Não faço a mínima ideia se o Deputado do PS Pedro Nuno
Santos aspirou de facto ao seu momento de prime time com a sua diatribe
rapidamente capturada por uma rádio local. Talvez uma Assembleia local menos
motivada tenha determinado o arrebatamento do “Não pagamos, não pagamos”, que é
uma palavra de ordem que poderia ter perfeitamente substituído o “estou-me
marimbando para os credores”.
Mas se foi ou não um acto premeditado é o que menos
importa. As sucessivas justificações que o próprio Deputado foi deixando ao
longo dos dias seguintes são mais intrigantes. Pelos vistos, lendo afirmações
do próprio, o objectivo seria colocar no centro da discussão a reivindicação de
uma agenda de crescimento para a Europa, forçando essa perspectiva através de
uma estratégia negocial em que a possibilidade de não pagar é a “única” (opinião
do Deputado) arma ao alcance de um país devedor, pequeno, o que não é
despiciendo, acrescento eu.
Há que convir que se trata de uma forma muito pouco canónica
e algo obtusa de colocar no centro da discussão a Agenda de Crescimento para a
Europa, sem a qual a terapia da austeridade vai enredar-se nas suas próprias
contradições. E Manuel Alegre rapidamente se juntou ao sentido trágico do evento
com algo de semelhante a isto: ‘Jovem Pedro, estou contigo, precisamos de
gritos de alma desta natureza, não capitularemos’.

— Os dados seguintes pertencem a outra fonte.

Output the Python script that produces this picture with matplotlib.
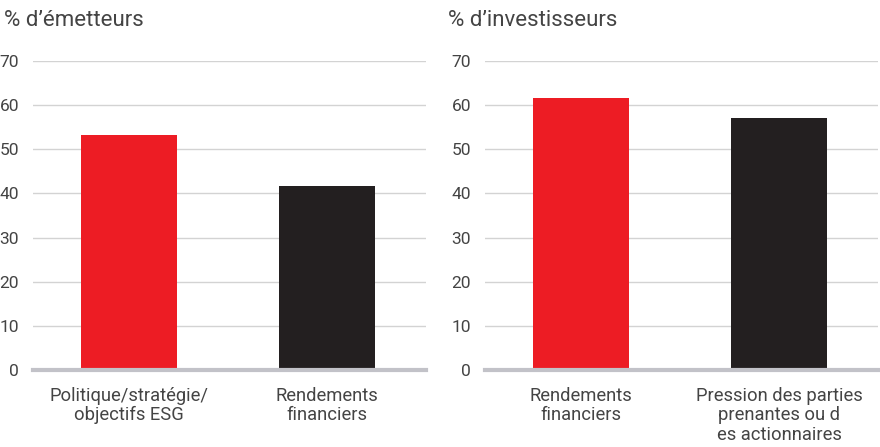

Estes eventos valem o que valem. Mas o que parece estar
aqui em questão é a profunda incapacidade do PS definir uma linha de rumo para
uma governação alternativa, criando condições para que o mito da austeridade
expansionista dê lugar a soluções de política económica e monetária mais
globais e consistentes. O que não é exactamente o mesmo que trilhar o espaço da
não governação, sempre mais fácil de explorar. Dificilmente, essa linha de rumo
para uma governação alternativa poderá emergir sem uma profunda e meticulosa
explicação do último período de governação socialista e da vertigem do
incremento da dívida que precipitou o descalabro. Procurar objectivamente essa
explicação será a única via de libertar a má consciência com que têm partido
para a discussão da situação actual. Por exemplo, seguir essa linha não será
por exemplo assobiar para o ar e procurar descontextualizar as afirmações de Sócrates
em Paris. Será pelo contrário partir dessas afirmações, tomá-las a sério e
enfrentar o debate. O artigo de Miguel Sousa Tavares no Expresso de hoje sobre
as declarações de Paris são curiosamente um bom modelo do que é tomar a sério
essas declarações e questionar o que se passou.